───── Material for the task

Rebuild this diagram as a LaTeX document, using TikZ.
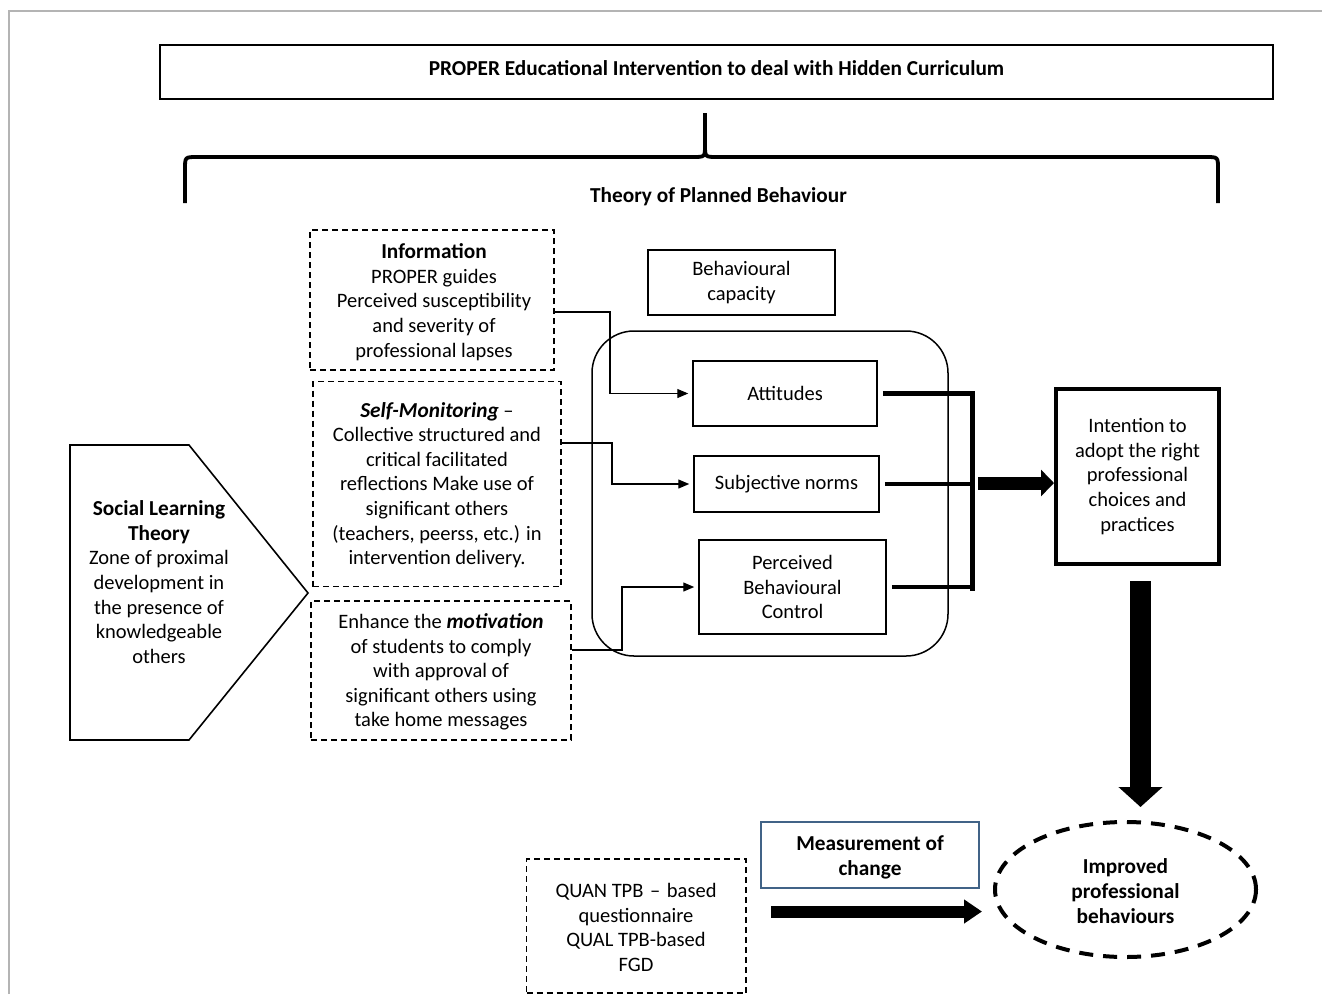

──────────
───── Material for the task

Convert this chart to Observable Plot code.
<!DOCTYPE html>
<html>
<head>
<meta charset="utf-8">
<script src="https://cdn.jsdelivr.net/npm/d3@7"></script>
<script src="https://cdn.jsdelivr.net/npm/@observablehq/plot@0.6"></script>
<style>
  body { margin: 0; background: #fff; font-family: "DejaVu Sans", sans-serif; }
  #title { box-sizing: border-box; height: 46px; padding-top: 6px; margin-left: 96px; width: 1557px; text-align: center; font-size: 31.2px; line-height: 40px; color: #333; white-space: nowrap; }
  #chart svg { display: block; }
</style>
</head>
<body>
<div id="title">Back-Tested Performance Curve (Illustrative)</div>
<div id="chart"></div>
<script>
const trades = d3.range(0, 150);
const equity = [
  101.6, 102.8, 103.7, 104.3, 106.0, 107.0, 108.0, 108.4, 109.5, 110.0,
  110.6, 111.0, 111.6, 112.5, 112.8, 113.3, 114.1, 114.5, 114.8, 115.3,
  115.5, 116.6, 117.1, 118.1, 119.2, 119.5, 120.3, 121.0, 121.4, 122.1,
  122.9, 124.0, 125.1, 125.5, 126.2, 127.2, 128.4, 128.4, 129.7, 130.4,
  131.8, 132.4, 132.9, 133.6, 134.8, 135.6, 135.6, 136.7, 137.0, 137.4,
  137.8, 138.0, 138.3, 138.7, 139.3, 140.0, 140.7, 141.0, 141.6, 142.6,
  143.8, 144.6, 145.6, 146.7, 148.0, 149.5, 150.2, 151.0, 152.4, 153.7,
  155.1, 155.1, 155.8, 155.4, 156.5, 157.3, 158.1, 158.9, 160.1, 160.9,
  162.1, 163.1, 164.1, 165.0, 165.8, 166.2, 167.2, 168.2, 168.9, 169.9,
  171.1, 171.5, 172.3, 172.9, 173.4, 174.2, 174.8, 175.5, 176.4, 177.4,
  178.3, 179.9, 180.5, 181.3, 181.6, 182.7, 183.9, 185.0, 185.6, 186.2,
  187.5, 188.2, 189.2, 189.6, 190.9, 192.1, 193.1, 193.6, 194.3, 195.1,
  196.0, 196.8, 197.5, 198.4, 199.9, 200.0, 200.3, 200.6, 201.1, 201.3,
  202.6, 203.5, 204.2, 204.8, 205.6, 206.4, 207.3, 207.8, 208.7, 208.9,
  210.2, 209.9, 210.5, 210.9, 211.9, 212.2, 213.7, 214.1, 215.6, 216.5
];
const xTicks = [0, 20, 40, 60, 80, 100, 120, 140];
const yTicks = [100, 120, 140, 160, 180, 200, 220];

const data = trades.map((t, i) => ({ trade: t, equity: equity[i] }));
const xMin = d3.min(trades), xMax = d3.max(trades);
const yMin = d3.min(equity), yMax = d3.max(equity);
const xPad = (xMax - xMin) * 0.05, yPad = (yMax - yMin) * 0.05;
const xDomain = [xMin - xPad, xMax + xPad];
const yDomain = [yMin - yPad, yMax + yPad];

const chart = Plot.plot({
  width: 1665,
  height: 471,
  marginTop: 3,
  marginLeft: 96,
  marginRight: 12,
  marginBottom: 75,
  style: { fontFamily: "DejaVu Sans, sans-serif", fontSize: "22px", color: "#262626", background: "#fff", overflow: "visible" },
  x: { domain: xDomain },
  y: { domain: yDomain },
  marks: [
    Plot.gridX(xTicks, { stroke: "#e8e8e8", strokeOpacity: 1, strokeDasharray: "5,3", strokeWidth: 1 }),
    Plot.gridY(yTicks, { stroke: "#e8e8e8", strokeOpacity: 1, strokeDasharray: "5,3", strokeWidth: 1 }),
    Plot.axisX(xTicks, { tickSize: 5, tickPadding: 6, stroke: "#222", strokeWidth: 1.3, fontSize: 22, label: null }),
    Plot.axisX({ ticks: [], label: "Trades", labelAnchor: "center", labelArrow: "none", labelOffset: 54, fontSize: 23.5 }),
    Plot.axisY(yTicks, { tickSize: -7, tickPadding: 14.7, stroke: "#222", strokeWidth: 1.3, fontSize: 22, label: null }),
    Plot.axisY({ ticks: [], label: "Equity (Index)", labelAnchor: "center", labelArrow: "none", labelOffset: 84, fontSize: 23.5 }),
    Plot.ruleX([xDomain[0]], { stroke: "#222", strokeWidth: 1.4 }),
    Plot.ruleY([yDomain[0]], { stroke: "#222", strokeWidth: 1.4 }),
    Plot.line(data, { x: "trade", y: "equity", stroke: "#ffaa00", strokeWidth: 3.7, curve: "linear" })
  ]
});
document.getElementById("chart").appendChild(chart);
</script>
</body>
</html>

──────────

**Work to complete**
Each line from the line containing "Convert this chart to Observable Plot code." through the line containing "const yTicks = [100, 120, 140, 160, 180, 200, 220];" is to be transcribed exactly, and no other line.

**Exercise output**
Convert this chart to Observable Plot code.
<!DOCTYPE html>
<html>
<head>
<meta charset="utf-8">
<script src="https://cdn.jsdelivr.net/npm/d3@7"></script>
<script src="https://cdn.jsdelivr.net/npm/@observablehq/plot@0.6"></script>
<style>
  body { margin: 0; background: #fff; font-family: "DejaVu Sans", sans-serif; }
  #title { box-sizing: border-box; height: 46px; padding-top: 6px; margin-left: 96px; width: 1557px; text-align: center; font-size: 31.2px; line-height: 40px; color: #333; white-space: nowrap; }
  #chart svg { display: block; }
</style>
</head>
<body>
<div id="title">Back-Tested Performance Curve (Illustrative)</div>
<div id="chart"></div>
<script>
const trades = d3.range(0, 150);
const equity = [
  101.6, 102.8, 103.7, 104.3, 106.0, 107.0, 108.0, 108.4, 109.5, 110.0,
  110.6, 111.0, 111.6, 112.5, 112.8, 113.3, 114.1, 114.5, 114.8, 115.3,
  115.5, 116.6, 117.1, 118.1, 119.2, 119.5, 120.3, 121.0, 121.4, 122.1,
  122.9, 124.0, 125.1, 125.5, 126.2, 127.2, 128.4, 128.4, 129.7, 130.4,
  131.8, 132.4, 132.9, 133.6, 134.8, 135.6, 135.6, 136.7, 137.0, 137.4,
  137.8, 138.0, 138.3, 138.7, 139.3, 140.0, 140.7, 141.0, 141.6, 142.6,
  143.8, 144.6, 145.6, 146.7, 148.0, 149.5, 150.2, 151.0, 152.4, 153.7,
  155.1, 155.1, 155.8, 155.4, 156.5, 157.3, 158.1, 158.9, 160.1, 160.9,
  162.1, 163.1, 164.1, 165.0, 165.8, 166.2, 167.2, 168.2, 168.9, 169.9,
  171.1, 171.5, 172.3, 172.9, 173.4, 174.2, 174.8, 175.5, 176.4, 177.4,
  178.3, 179.9, 180.5, 181.3, 181.6, 182.7, 183.9, 185.0, 185.6, 186.2,
  187.5, 188.2, 189.2, 189.6, 190.9, 192.1, 193.1, 193.6, 194.3, 195.1,
  196.0, 196.8, 197.5, 198.4, 199.9, 200.0, 200.3, 200.6, 201.1, 201.3,
  202.6, 203.5, 204.2, 204.8, 205.6, 206.4, 207.3, 207.8, 208.7, 208.9,
  210.2, 209.9, 210.5, 210.9, 211.9, 212.2, 213.7, 214.1, 215.6, 216.5
];
const xTicks = [0, 20, 40, 60, 80, 100, 120, 140];
const yTicks = [100, 120, 140, 160, 180, 200, 220];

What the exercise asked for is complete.